▶ INFORMATION SHOWN
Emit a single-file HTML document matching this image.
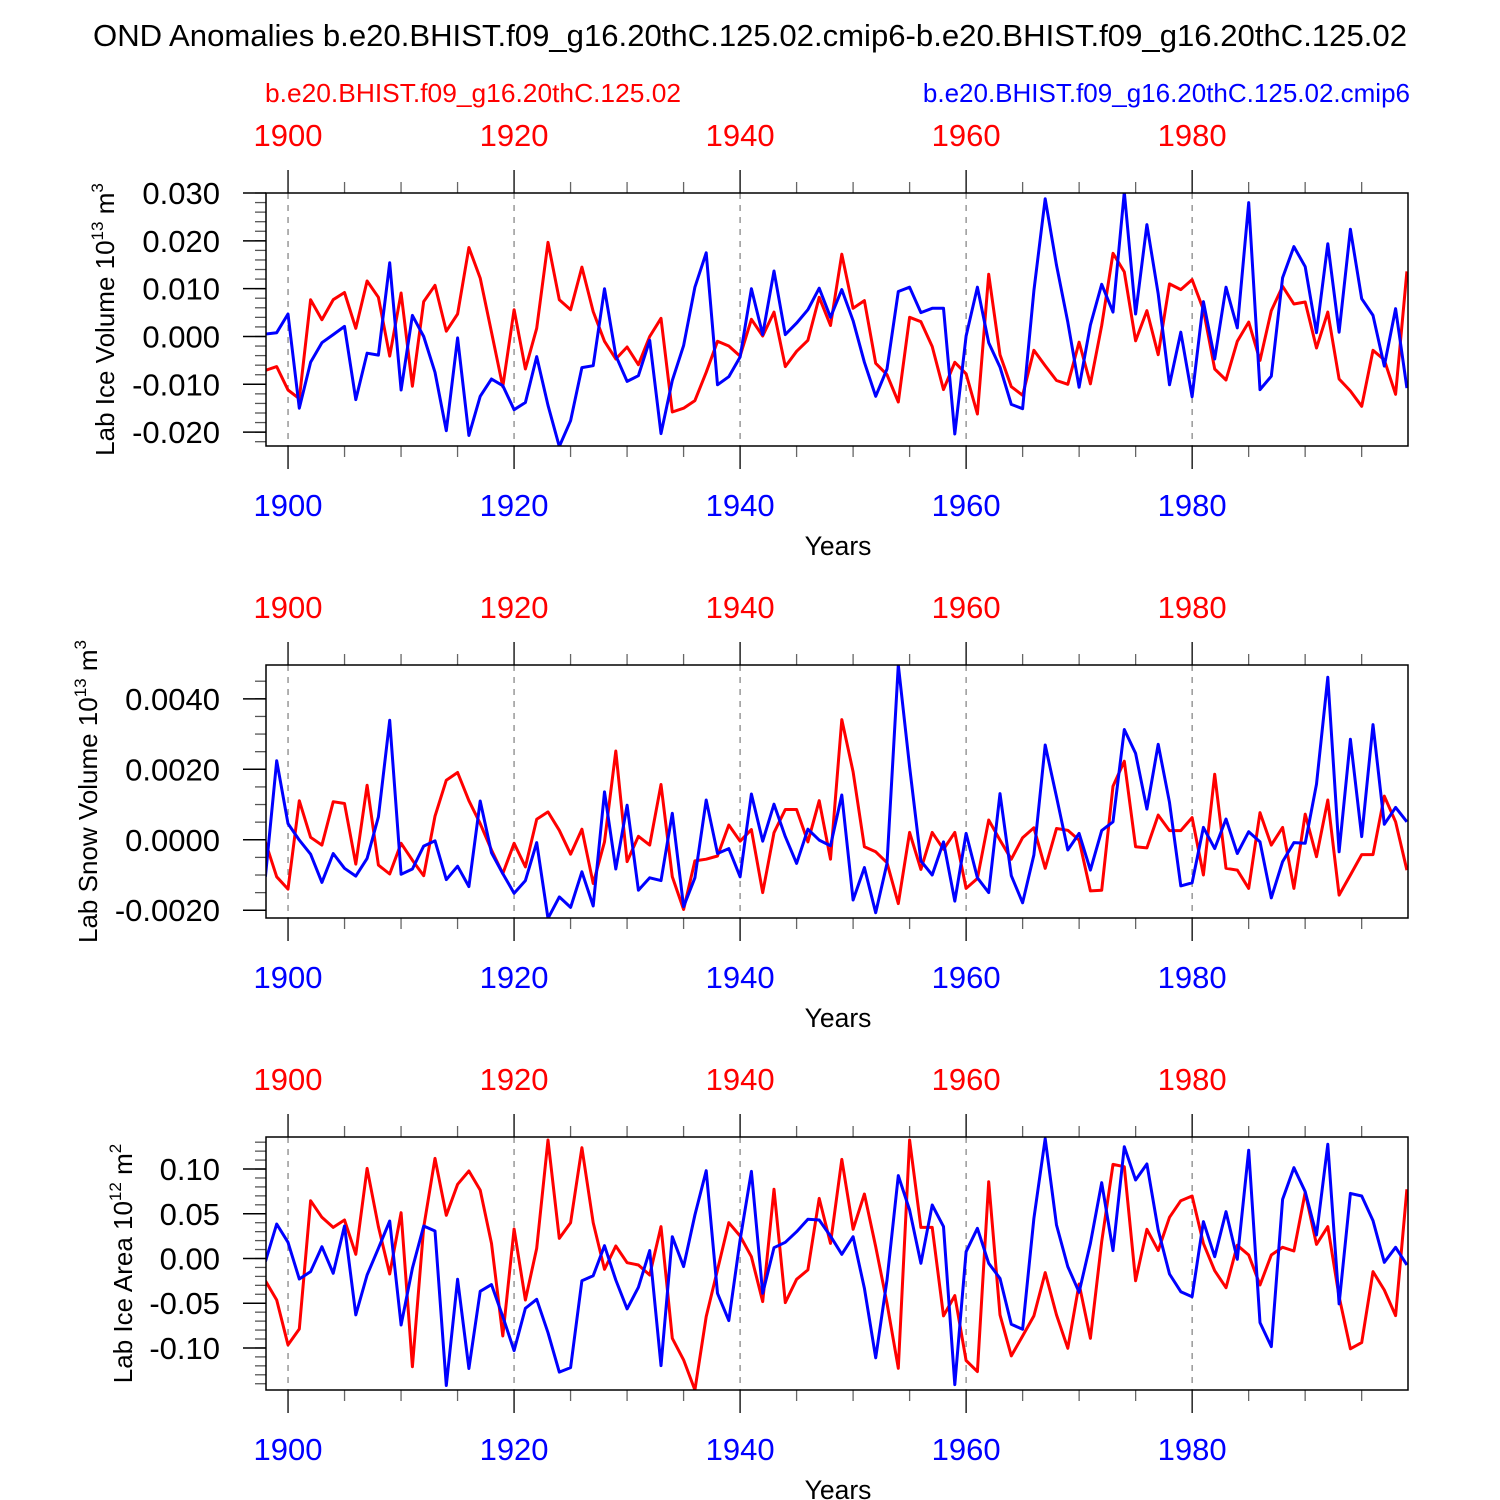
<!DOCTYPE html>
<html><head><meta charset="utf-8"><style>
html,body{margin:0;padding:0;background:#fff;}
svg{display:block;font-family:"Liberation Sans",Arial,sans-serif;}
</style></head><body>
<svg id="chart" width="1500" height="1500" viewBox="0 0 1500 1500" xmlns="http://www.w3.org/2000/svg">
<text x="750" y="46" text-anchor="middle" font-size="30.5" textLength="1314" lengthAdjust="spacingAndGlyphs">OND Anomalies b.e20.BHIST.f09_g16.20thC.125.02.cmip6-b.e20.BHIST.f09_g16.20thC.125.02</text>
<text x="265" y="102" font-size="26" textLength="416" lengthAdjust="spacingAndGlyphs" fill="#ff0000">b.e20.BHIST.f09_g16.20thC.125.02</text>
<text x="1410" y="102" text-anchor="end" font-size="26" fill="#0000ff">b.e20.BHIST.f09_g16.20thC.125.02.cmip6</text>
</svg>
<script>
// Data (years 1898..1999)
const years = []; for (let y = 1898; y <= 1999; y++) years.push(y);
const xTicks = [1900, 1920, 1940, 1960, 1980];

const iceVolBlue = [0.0005,0.0008,0.0047,-0.015,-0.0054,-0.0013,0.0004,0.0021,-0.0132,-0.0035,-0.0039,0.0154,-0.0112,0.0044,0.0,-0.0075,-0.0197,-0.0003,-0.0207,-0.0125,-0.0089,-0.0103,-0.0153,-0.0138,-0.0042,-0.0144,-0.023,-0.0176,-0.0065,-0.0061,0.0100,-0.004,-0.0094,-0.0082,-0.0008,-0.0203,-0.0092,-0.0019,0.0103,0.0175,-0.0101,-0.0084,-0.0043,0.0100,0.0004,0.0137,0.0004,0.0028,0.0056,0.0101,0.004,0.0098,0.0033,-0.0054,-0.0125,-0.0068,0.0094,0.0103,0.005,0.0059,0.0059,-0.0204,0.0001,0.0103,-0.0013,-0.0064,-0.0142,-0.0151,0.0096,0.0288,0.0149,0.003,-0.0106,0.0024,0.0109,0.0051,0.0302,0.0047,0.0234,0.0089,-0.0101,0.0009,-0.0126,0.0073,-0.0047,0.0103,0.0018,0.028,-0.0111,-0.0083,0.0123,0.0188,0.0146,0.0008,0.0194,0.0009,0.0224,0.0079,0.0044,-0.0062,0.0058,-0.0108];
const iceVolRed = [-0.0071,-0.0063,-0.0112,-0.013,0.0077,0.0035,0.0077,0.0092,0.0017,0.0116,0.0082,-0.0041,0.0091,-0.0104,0.0073,0.0107,0.0011,0.0047,0.0186,0.0122,0.0009,-0.0105,0.0056,-0.0068,0.0017,0.0197,0.0077,0.0056,0.0145,0.0052,-0.001,-0.0047,-0.0022,-0.0059,0.0,0.0038,-0.0158,-0.015,-0.0134,-0.0075,-0.001,-0.002,-0.0041,0.0036,0.0001,0.0051,-0.0063,-0.0031,-0.0008,0.0082,0.0023,0.0172,0.0059,0.0075,-0.0056,-0.008,-0.0137,0.004,0.0031,-0.0021,-0.0111,-0.0054,-0.0078,-0.0162,0.013,-0.0038,-0.0105,-0.0123,-0.0029,-0.0061,-0.0092,-0.01,-0.0012,-0.0099,0.0023,0.0174,0.0135,-0.0009,0.0054,-0.0038,0.011,0.0098,0.0119,0.0056,-0.0068,-0.0091,-0.001,0.003,-0.005,0.0054,0.0105,0.0068,0.0072,-0.0024,0.0051,-0.0089,-0.0114,-0.0146,-0.0029,-0.0049,-0.0121,0.0136];

const snowBlue = [-1.05,2.24,0.46,-0.01,-0.41,-1.21,-0.39,-0.81,-1.03,-0.53,0.65,3.39,-0.98,-0.83,-0.18,-0.03,-1.13,-0.75,-1.33,1.10,-0.37,-0.96,-1.52,-1.16,-0.08,-2.23,-1.62,-1.92,-0.91,-1.88,1.36,-0.83,0.98,-1.43,-1.08,-1.16,0.75,-1.90,-1.08,1.13,-0.39,-0.25,-1.05,1.30,-0.04,1.01,0.09,-0.67,0.30,-0.01,-0.17,1.27,-1.71,-0.79,-2.07,-0.67,4.96,2.07,-0.60,-1.00,-0.06,-1.74,0.18,-1.08,-1.50,1.31,-1.02,-1.79,-0.43,2.69,1.22,-0.29,0.18,-0.86,0.26,0.51,3.13,2.45,0.87,2.71,1.06,-1.31,-1.22,0.35,-0.25,0.59,-0.39,0.23,-0.06,-1.65,-0.62,-0.08,-0.10,1.58,4.61,-0.34,2.85,0.09,3.27,0.44,0.92,0.51];
const snowRed = [-0.06,-1.05,-1.40,1.11,0.07,-0.15,1.08,1.03,-0.69,1.55,-0.72,-0.97,-0.10,-0.58,-1.02,0.67,1.69,1.91,1.11,0.46,-0.29,-0.96,-0.10,-0.77,0.58,0.79,0.27,-0.41,0.30,-1.24,-0.06,2.52,-0.62,0.10,-0.15,1.57,-1.05,-1.98,-0.60,-0.55,-0.46,0.42,-0.04,0.29,-1.50,0.20,0.86,0.86,-0.06,1.11,-0.55,3.41,1.93,-0.20,-0.34,-0.65,-1.81,0.21,-0.84,0.21,-0.27,0.21,-1.38,-1.10,0.56,-0.01,-0.55,0.06,0.34,-0.81,0.32,0.27,-0.01,-1.45,-1.43,1.52,2.23,-0.20,-0.23,0.70,0.26,0.26,0.63,-1.00,1.86,-0.81,-0.86,-1.38,0.77,-0.15,0.35,-1.38,0.73,-0.48,1.13,-1.57,-1.00,-0.42,-0.42,1.24,0.51,-0.86];

const areaBlue = [-0.35,3.85,1.81,-2.29,-1.47,1.32,-1.66,3.63,-6.31,-1.84,1.14,4.19,-7.43,-1.10,3.63,3.07,-14.2,-2.33,-12.3,-3.67,-2.92,-6.50,-10.3,-5.57,-4.56,-8.29,-12.7,-12.2,-2.48,-1.92,1.43,-2.40,-5.64,-3.22,0.88,-11.97,2.44,-0.91,4.86,9.81,-3.89,-6.94,2.07,9.74,-3.89,1.21,1.81,3.00,4.38,4.30,2.5,0.47,2.44,-3.33,-11.1,-2.40,9.26,5.42,-0.54,5.98,3.56,-14.1,0.76,3.37,-0.54,-2.22,-7.36,-7.91,4.49,13.4,3.74,-0.91,-3.78,1.69,8.47,0.88,12.5,8.77,10.56,3.18,-1.73,-3.71,-4.27,4.12,0.20,5.23,-0.09,12.1,-7.17,-9.85,6.61,10.15,7.47,2.63,12.76,-5.08,7.28,6.98,4.23,-0.43,1.25,-0.73];
const areaRed = [-2.48,-4.64,-9.66,-7.88,6.46,4.60,3.48,4.30,0.47,10.07,3.56,-1.73,5.12,-12.1,3.5,11.19,4.83,8.29,9.78,7.65,1.69,-8.66,3.30,-4.64,1.14,13.24,2.25,4.00,12.38,4.00,-1.21,1.40,-0.47,-0.73,-1.84,3.56,-8.92,-11.34,-14.7,-6.50,-1.28,4.00,2.51,0.20,-4.82,7.73,-4.93,-2.33,-1.28,6.72,1.69,11.08,3.26,7.21,1.32,-5.01,-12.27,13.24,3.48,3.48,-6.42,-4.15,-11.4,-12.64,8.58,-6.31,-10.89,-8.66,-6.42,-1.58,-6.31,-10.04,-2.85,-8.92,1.88,10.52,10.26,-2.48,3.26,0.88,4.60,6.46,6.98,1.69,-1.36,-3.26,1.47,0.39,-2.96,0.39,1.25,0.84,7.39,1.58,3.56,-4.27,-10.1,-9.40,-1.47,-3.52,-6.38,7.73];

const p1Ticks = [0.030,0.020,0.010,0.000,-0.010,-0.020];
const p1Labels = ["0.030","0.020","0.010","0.000","-0.010","-0.020"];
const p2Ticks = [0.004,0.002,0.0,-0.002];
const p2Labels = ["0.0040","0.0020","0.0000","-0.0020"];
const p3Ticks = [0.10,0.05,0.0,-0.05,-0.10];
const p3Labels = ["0.10","0.05","0.00","-0.05","-0.10"];

const NS = "http://www.w3.org/2000/svg";
const svg = document.getElementById('chart');
function mk(tag, attrs, parent) {
  const e = document.createElementNS(NS, tag);
  for (const k in attrs) e.setAttribute(k, attrs[k]);
  (parent || svg).appendChild(e);
  return e;
}
const X0 = 266, X1 = 1408, XMIN = 1898.05, XMAX = 1999.1;
function xs(yr) { return X0 + (yr - XMIN) / (XMAX - XMIN) * (X1 - X0); }

const panels = [
  {top:193, bot:446, ymin:-0.0229, ymax:0.030, blue:iceVolBlue, red:iceVolRed, scale:1, ticks:p1Ticks, labels:p1Labels, minor:0.002, title:["Lab Ice Volume 10","13"," m","3"], tx:114, name:'ice-volume'},
  {top:665, bot:918, ymin:-0.00222, ymax:0.00496, blue:snowBlue, red:snowRed, scale:0.001, ticks:p2Ticks, labels:p2Labels, minor:0.0005, title:["Lab Snow Volume 10","13"," m","3"], tx:97, name:'snow-volume'},
  {top:1137, bot:1390, ymin:-0.147, ymax:0.1358, blue:areaBlue, red:areaRed, scale:0.01, ticks:p3Ticks, labels:p3Labels, minor:0.01, title:["Lab Ice Area 10","12"," m","2"], tx:132, name:'ice-area'}
];

panels.forEach((p, pi) => {
  const g = mk('g', {});
  
  
  const ys = v => p.bot - (v - p.ymin) / (p.ymax - p.ymin) * (p.bot - p.top);
  xTicks.forEach(t => {
    const l = mk('line', {x1:xs(t), x2:xs(t), y1:p.top, y2:p.bot, stroke:'#888', 'stroke-width':1.3, 'stroke-dasharray':'6,6'}, g);
    
    
  });
  for (let yr = 1900; yr <= 1995; yr += 5) {
    const major = yr % 20 === 0;
    const len = major ? 23 : 11;
    mk('line', {x1:xs(yr), x2:xs(yr), y1:p.top, y2:p.top - len, stroke:major ? '#000' : '#666', 'stroke-width':1.3}, g);
    mk('line', {x1:xs(yr), x2:xs(yr), y1:p.bot, y2:p.bot + len, stroke:major ? '#000' : '#666', 'stroke-width':1.3}, g);
  }
  const n0 = Math.ceil(p.ymin / p.minor - 1e-6), n1 = Math.floor(p.ymax / p.minor + 1e-6);
  for (let n = n0; n <= n1; n++) {
    const y = ys(n * p.minor);
    mk('line', {x1:X0, x2:X0 - 11, y1:y, y2:y, stroke:'#555', 'stroke-width':1.3}, g);
  }
  p.ticks.forEach((t, i) => {
    const y = ys(t);
    mk('line', {x1:X0, x2:X0 - 23, y1:y, y2:y, stroke:'#000', 'stroke-width':1.5}, g);
    const tl = mk('text', {x:220, y:y + 11, 'text-anchor':'end', 'font-size':31}, g);
    tl.textContent = p.labels[i];
    
    
  });
  xTicks.forEach(t => {
    const a = mk('text', {x:xs(t), y:p.top - 47, 'text-anchor':'middle', 'font-size':31, fill:'#ff0000'}, g);
    a.textContent = t;
    
    
    const b = mk('text', {x:xs(t), y:p.bot + 70, 'text-anchor':'middle', 'font-size':31, fill:'#0000ff'}, g);
    b.textContent = t;
    
    
  });
  const xt = mk('text', {x:838, y:p.bot + 109, 'text-anchor':'middle', 'font-size':26.5}, g);
  xt.textContent = 'Years';
  
  
  const cy = (p.top + p.bot) / 2;
  const yt = mk('text', {x:0, y:0, 'text-anchor':'middle', 'font-size':26, transform:`translate(${p.tx},${cy}) rotate(-90)`}, g);
  
  
  const parts = p.title;
  const s1 = mk('tspan', {}, yt); s1.textContent = parts[0];
  const s2 = mk('tspan', {'font-size':17, dy:-11}, yt); s2.textContent = parts[1];
  const s3 = mk('tspan', {dy:11}, yt); s3.textContent = parts[2];
  const s4 = mk('tspan', {'font-size':17, dy:-11}, yt); s4.textContent = parts[3];
  const cid = 'clip' + pi;
  const cp = mk('clipPath', {id:cid}, g);
  mk('rect', {x:X0, y:p.top, width:X1 - X0, height:p.bot - p.top}, cp);
  [['red', p.red, '#ff0000'], ['blue', p.blue, '#0000ff']].forEach(([nm, arr, col]) => {
    const d = arr.map((v, i) => (i ? 'L' : 'M') + xs(years[i]).toFixed(1) + ',' + ys(v * p.scale).toFixed(1)).join(' ');
    const path = mk('path', {d:d, fill:'none', stroke:col, 'stroke-width':3, 'stroke-linejoin':'round', 'clip-path':`url(#${cid})`}, g);
    
    
  });
  const fr = mk('rect', {x:X0, y:p.top, width:X1 - X0, height:p.bot - p.top, fill:'none', stroke:'#000', 'stroke-width':1.5}, g);
  
  
});
</script>
</body></html>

▶ GOAL
Leave the pictures out and please restate exactly the lines running from the start of the material through the one with "const xTicks = [1900, 1920, 1940, 1960, 1980];".

▶ RESPONSE TO THIS TASK
Emit a single-file HTML document matching this image.
<!DOCTYPE html>
<html><head><meta charset="utf-8"><style>
html,body{margin:0;padding:0;background:#fff;}
svg{display:block;font-family:"Liberation Sans",Arial,sans-serif;}
</style></head><body>
<svg id="chart" width="1500" height="1500" viewBox="0 0 1500 1500" xmlns="http://www.w3.org/2000/svg">
<text x="750" y="46" text-anchor="middle" font-size="30.5" textLength="1314" lengthAdjust="spacingAndGlyphs">OND Anomalies b.e20.BHIST.f09_g16.20thC.125.02.cmip6-b.e20.BHIST.f09_g16.20thC.125.02</text>
<text x="265" y="102" font-size="26" textLength="416" lengthAdjust="spacingAndGlyphs" fill="#ff0000">b.e20.BHIST.f09_g16.20thC.125.02</text>
<text x="1410" y="102" text-anchor="end" font-size="26" fill="#0000ff">b.e20.BHIST.f09_g16.20thC.125.02.cmip6</text>
</svg>
<script>
// Data (years 1898..1999)
const years = []; for (let y = 1898; y <= 1999; y++) years.push(y);
const xTicks = [1900, 1920, 1940, 1960, 1980];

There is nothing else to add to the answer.